Follow these steps to prepare your environment:
First, clone this repository to your local machine and navigate into it using your terminal:
git clone <repository-url>
cd <repository-name>
Inside the repository directory, initiate a virtual environment using pipenv:
pipenv shell
This command creates a virtual environment and activates it.
Install the required dependencies, including Pandas and BeautifulSoup, with the following command:
pipenv install
- Ensure all required libraries are installed and the config.json file is configured with the correct paths and settings.
- Run the script to fetch, process, and store the latest job postings data.
- Access the exported CSV and JSON files for the complete dataset.
This project includes a GitHub Actions workflow to automatically run the script and update the job postings data on a daily basis.
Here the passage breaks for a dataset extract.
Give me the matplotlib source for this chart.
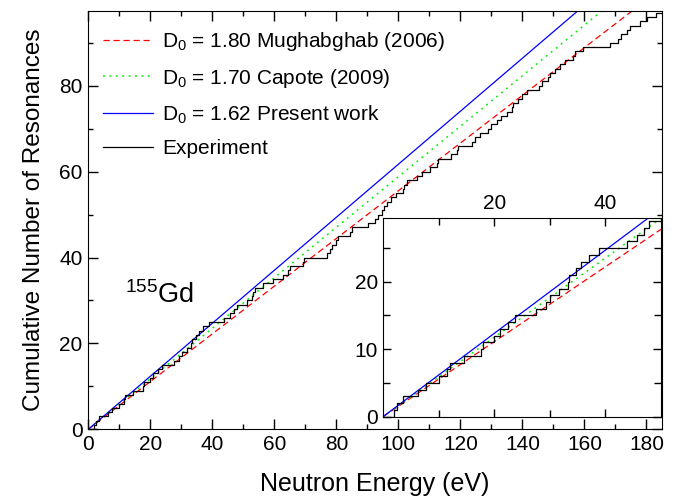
import numpy as np
import matplotlib
matplotlib.use('Agg')
import matplotlib.pyplot as plt
from matplotlib.ticker import MultipleLocator, FixedLocator

plt.rcParams['font.family'] = ['Liberation Sans', 'DejaVu Sans']
plt.rcParams['mathtext.fontset'] = 'custom'
plt.rcParams['mathtext.rm'] = 'Liberation Sans'
plt.rcParams['mathtext.it'] = 'Liberation Sans:italic'

# resonance energies (eV)
res_energy = [2.0, 2.57, 3.6, 6.3, 7.75, 10.0, 11.5, 12.0, 14.5, 17.7, 18.0, 20.0,
              21.0, 22.5, 23.7, 27.5, 29.3, 30.1, 31.7, 33.2, 33.5, 34.7, 35.6, 37.1,
              38.9, 43.9, 45.7, 46.9, 47.8, 51.1, 52.7, 53.2, 53.7, 56.4, 59.7, 62.9,
              64.5, 65.0, 69.1, 69.5, 76.9, 77.9, 78.5, 79.9, 80.6, 84.3, 84.9, 90.3,
              92.5, 93.5, 94.6, 95.3, 96.2, 97.6, 99.2, 101.6, 101.9, 102.7, 105.9,
              107.5, 110.1, 112.4, 112.9, 117.1, 118.8, 119.1, 123.6, 124.7, 126.3,
              129.0, 130.0, 131.7, 133.2, 134.9, 136.5, 137.0, 138.7, 139.8, 141.4,
              145.4, 146.2, 148.3, 148.8, 150.5, 152.1, 153.7, 156.4, 156.9, 159.6,
              168.2, 170.9, 171.9, 173.6, 174.6, 177.9, 180.1, 183.1]

# average level spacings D0 (eV)
d0_values = [1.80, 1.70, 1.62]
d0_labels = ['D$_\\mathregular{0}$ = 1.80 Mughabghab (2006)',
             'D$_\\mathregular{0}$ = 1.70 Capote (2009)',
             'D$_\\mathregular{0}$ = 1.62 Present work']
d0_colors = ['#ff0000', '#00ee00', '#0000ff']
d0_styles = [(0, (5, 3)), (0, (1.2, 3)), '-']
d0_widths = [0.9, 1.1, 0.9]

e_max = 185
step_x = np.concatenate([[0], res_energy, [e_max]])
step_y = np.concatenate([[0], np.arange(1, len(res_energy) + 1), [len(res_energy)]])
e_line = np.linspace(0, e_max, 400)

fig = plt.figure(figsize=(6.78, 4.97), dpi=100)
ax = fig.add_axes([0.1302, 0.1362, 0.8462, 0.8416])

for d0, lab, c, ls, lw in zip(d0_values, d0_labels, d0_colors, d0_styles, d0_widths):
    ax.plot(e_line, e_line / d0, color=c, ls=ls, lw=lw, label=lab)
ax.step(step_x, step_y, where='post', color='black', lw=0.9, label='Experiment')

ax.set_xlim(0, e_max)
ax.set_ylim(0, 97.4)
ax.xaxis.set_major_locator(MultipleLocator(20))
ax.xaxis.set_minor_locator(MultipleLocator(10))
ax.yaxis.set_major_locator(MultipleLocator(20))
ax.yaxis.set_minor_locator(MultipleLocator(10))
ax.tick_params(which='both', direction='in', top=True, right=True, labelsize=15)
ax.tick_params(which='major', length=7, width=1, pad=4)
ax.tick_params(which='minor', length=3.5, width=1)
ax.set_xlabel('Neutron Energy (eV)', fontsize=18, labelpad=13)
ax.set_ylabel('Cumulative Number of Resonances', fontsize=17.5, labelpad=10)
ax.text(11.8, 29.4, '$^{155}$Gd', fontsize=19.5)
ax.legend(loc='upper left', frameon=False, fontsize=15, handlelength=2.4,
          handletextpad=0.45, labelspacing=0.66, borderaxespad=0.3,
          bbox_to_anchor=(0.0, 0.99))

# inset: low-energy region
ins = fig.add_axes([0.5649, 0.1616, 0.4100, 0.4004])
e_in = np.linspace(0, 50, 200)
for d0, c, ls, lw in zip(d0_values, d0_colors, d0_styles, d0_widths):
    ins.plot(e_in, e_in / d0, color=c, ls=ls, lw=lw)
ins.step(step_x, step_y, where='post', color='black', lw=0.9)
ins.set_xlim(0, 50)
ins.set_ylim(0, 29.5)
ins.xaxis.set_major_locator(FixedLocator([20, 40]))
ins.xaxis.set_minor_locator(FixedLocator([10, 30]))
ins.yaxis.set_major_locator(MultipleLocator(10))
ins.yaxis.set_minor_locator(MultipleLocator(5))
ins.tick_params(which='both', direction='in', top=True, right=True, labelsize=15,
                labelbottom=False, labeltop=True)
ins.tick_params(which='major', length=6, width=1)
ins.tick_params(which='minor', length=5, width=1)

fig.savefig('out.png', dpi=100)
If you'd like to receive email notifications about the workflow results, you'll need to set up email secrets in your GitHub repository.
The provided .github/workflows/main.yml file outlines the workflow to fetch, process, and store the Netflix job postings data. The action is scheduled to run at midnight UTC every day but can be adjusted to your preference.
To use this GitHub Action:
-
Review the workflow file: Open
.github/workflows/main.yml
and ensure it matches your project structure and requirements. Adjust the Python version and dependency installation steps if necessary. -
Configure secrets for email notifications: If you wish to receive email notifications, you'll need to configure the following secrets in your GitHub repository:
EMAIL_USERNAME
: Your email address or username for the email service.EMAIL_PASSWORD
: An app-specific password or your email account password. For Gmail, it's recommended to generate an app password.
To set up these secrets:
- Navigate to your GitHub repository.
- Click on "Settings" > "Secrets" > "Actions". Click on "New repository secret" and add each of the above secrets.
The workflow includes a step to send an email notification using the dawidd6/action-send-mail@v2
GitHub Action. This step uses the configured email secrets to authenticate with your email service and send an email summarizing the workflow results.
Ensure the workflow's email sending step is correctly configured with your email address and preferences. You might need to adjust the SMTP server settings according to your email provider's requirements.
After setting up the GitHub Action and configuring the email secrets, commit a change to your repository or manually trigger the workflow from the GitHub Actions tab to test it. Verify that the script runs as expected and that you receive an email notification with the workflow results.
This GitHub Action automation ensures that your Netflix job postings data is regularly updated and that you're promptly informed about the operation's success or any issues encountered.
- Formatted email output
- Better keyword extraction
- Automated process for summarizing posts